FIG. 13 illustrates a configuration of a conventional DC bias
application circuit.
DETAILED DESCRIPTION OF THE EMBODIMENTS
Various exemplary embodiments, features, and aspects of the
invention will be described in detail below with reference to the
drawings.
First Exemplary Embodiment
In a first exemplary embodiment, an image forming apparatus
includes a charging voltage application circuit that applies a
voltage on which a voltage of a direct current component is
superimposed (hereinafter referred to as a charging bias), to a
charging roller, i.e., a charging member. The charging bias of the
direct current component is generated by a constant voltage power
source. The image forming apparatus includes a current detection
circuit that detects a current value flowing in the charging member
when the constant voltage source generates the direct current
component and outputs the charging bias. Further, the image forming
apparatus includes a function for eliminating a remaining potential
on a photosensitive drum, i.e., an image carrier which is charged
by a charging member, by irradiating the drum with light in an
exposure unit using a light-emitting element. A configuration of a
circuit which controls an operation of the image forming apparatus
according to the present invention is similar to that of FIG. 12
described above, and further description will be omitted.

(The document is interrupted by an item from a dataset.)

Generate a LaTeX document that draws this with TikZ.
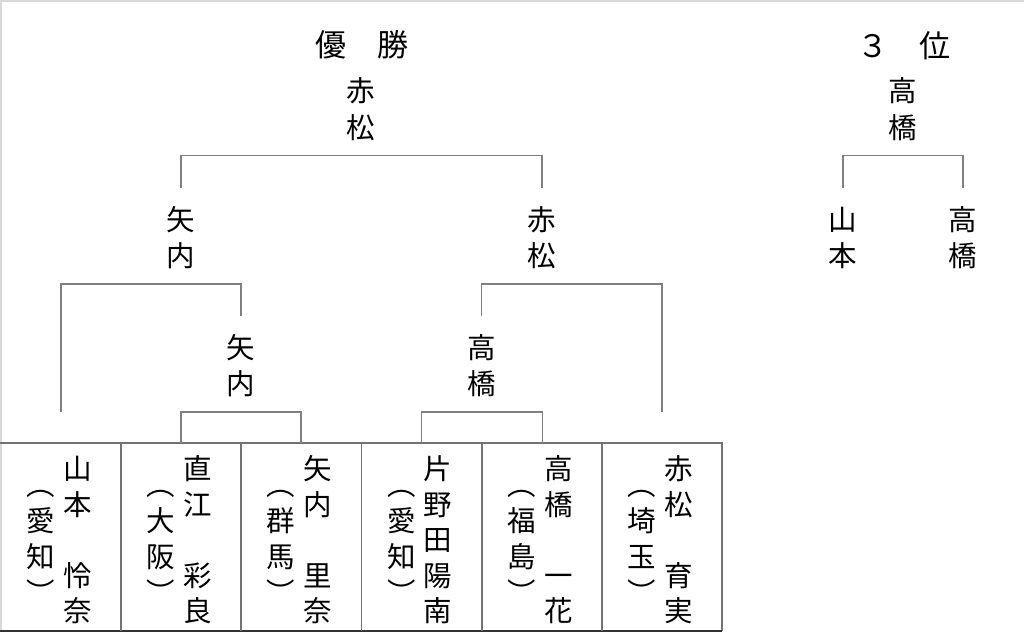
\documentclass[tikz,border=0pt]{standalone}
\usepackage{fontspec}
\newfontfamily\jp{Noto Sans CJK JP}
\tikzset{
  lbl/.style={font=\jp\fontsize{28.5}{28.5}\selectfont, inner sep=0pt, anchor=base},
  ttl/.style={font=\jp\fontsize{31}{31}\selectfont, inner sep=0pt, anchor=base},
  br/.style={draw=black!50, line width=1.3pt},
  tbl/.style={draw=black!55, line width=1.3pt},
  tblb/.style={draw=black!80, line width=1.5pt},
  frm/.style={draw=black!15, line width=1.5pt}
}
\newcommand\vcol[5]{%
  \foreach \ch [count=\k] in {#5} {
    \node[lbl] (#1-\k) at (#2, {#3+(\k-1)*#4+10.8}) {\ch};
  }}
\begin{document}
\begin{tikzpicture}[x=1pt,y=-1pt]
\useasboundingbox (0,0) rectangle (1024,632);
\fill[white] (0,0) rectangle (1024,632);
% frame (top and left only)
\coordinate (f0) at (0,0.75);
\coordinate (f1) at (1024,0.75);
\coordinate (f2) at (0.75,0);
\coordinate (f3) at (0.75,632);
\draw[frm] (f0) -- (f1);
\draw[frm] (f2) -- (f3);
% titles
\node[ttl] (title1) at (362,56.8) {優　勝};
\node[ttl] (title3) at (903.5,57.8) {３　位};
% table grid
\coordinate (tl) at (0,443);
\coordinate (tr) at (722,443);
\coordinate (bl) at (0,631);
\coordinate (brr) at (722,631);
\draw[tbl] (tl) -- (tr) -- (brr);
\draw[tblb] (bl) -- (brr);
\foreach \xx [count=\j] in {121,241,361.5,482,602} {
  \coordinate (vt\j) at (\xx,443);
  \coordinate (vb\j) at (\xx,631);
  \draw[tbl] (vt\j) -- (vb\j);
}
% table entries
\vcol{n1}{77.5}{469}{35.5}{山,本,{},怜,奈}
\vcol{p1}{41}{485}{36}{︵,愛,知,︶}
\vcol{n2}{197.5}{469}{35.5}{直,江,{},彩,良}
\vcol{p2}{161}{485}{36}{︵,大,阪,︶}
\vcol{n3}{317.5}{469}{35.5}{矢,内,{},里,奈}
\vcol{p3}{281}{485}{36}{︵,群,馬,︶}
\vcol{n4}{438}{469}{35.5}{片,野,田,陽,南}
\vcol{p4}{401.5}{485}{36}{︵,愛,知,︶}
\vcol{n5}{558.5}{469}{35.5}{高,橋,{},一,花}
\vcol{p5}{522}{485}{36}{︵,福,島,︶}
\vcol{n6}{678.5}{469}{35.5}{赤,松,{},育,実}
\vcol{p6}{642}{485}{36}{︵,埼,玉,︶}
% result labels
\vcol{w1}{361}{91}{36.5}{赤,松}
\vcol{s1}{181}{219.5}{36.5}{矢,内}
\vcol{s2}{541.5}{219.5}{36.5}{赤,松}
\vcol{q1}{241}{347.5}{36.5}{矢,内}
\vcol{q2}{481.7}{347.5}{36.5}{高,橋}
\vcol{t1}{903}{91}{36.5}{高,橋}
\vcol{t2}{843}{219.5}{36.5}{山,本}
\vcol{t3}{963}{219.5}{36.5}{高,橋}
% bracket coordinates
\coordinate (a1) at (181,443);  \coordinate (a2) at (181,412);
\coordinate (a3) at (301,412);  \coordinate (a4) at (301,443);
\coordinate (b1) at (61,412);   \coordinate (b2) at (61,284);
\coordinate (b3) at (241,284);  \coordinate (b4) at (241,316);
\coordinate (c1) at (421.7,443);\coordinate (c2) at (421.7,412);
\coordinate (c3) at (542.5,412);\coordinate (c4) at (542.5,443);
\coordinate (d1) at (481.7,316);\coordinate (d2) at (481.7,284);
\coordinate (d3) at (662,284);  \coordinate (d4) at (662,412);
\coordinate (e1) at (181,188);  \coordinate (e2) at (181,155.7);
\coordinate (e3) at (542,155.7);\coordinate (e4) at (542,188);
\coordinate (g1) at (843,188);  \coordinate (g2) at (843,155.7);
\coordinate (g3) at (963,155.7);\coordinate (g4) at (963,188);
\draw[br] (a1) -- (a2) -- (a3) -- (a4);
\draw[br] (b1) -- (b2) -- (b3) -- (b4);
\draw[br] (c1) -- (c2) -- (c3) -- (c4);
\draw[br] (d1) -- (d2) -- (d3) -- (d4);
\draw[br] (e1) -- (e2) -- (e3) -- (e4);
\draw[br] (g1) -- (g2) -- (g3) -- (g4);
\end{tikzpicture}
\end{document}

In the present exemplary embodiment, the exposure unit using the
light-emitting element irradiates with light a non-image forming
region (i.e., a region that corresponds to a period in which an
image formation is not performed) of the photosensitive drum and
eliminates a remaining potential on the photosensitive drum. The
charging bias application circuit then applies a predetermined
voltage to a charging roller which is a charging member. At that
time, the current detection circuit detects a value of a current
flowing in the charging roller. When the detected current value
becomes a desired value, the current detection circuit detects an
output voltage of the constant voltage power source. Consequently,
the charging bias application circuit can control a potential on
the photosensitive drum to be constant based on the detected
voltage. Hereinafter, a power source for outputting high voltage to
perform the above-described control will be referred to as a
high-voltage power source.
FIG. 1 illustrates a configuration of an image forming unit of the
image forming apparatus according to the first exemplary
embodiment. A configuration similar to that in FIG. 11 described
above will be described using the same reference numerals.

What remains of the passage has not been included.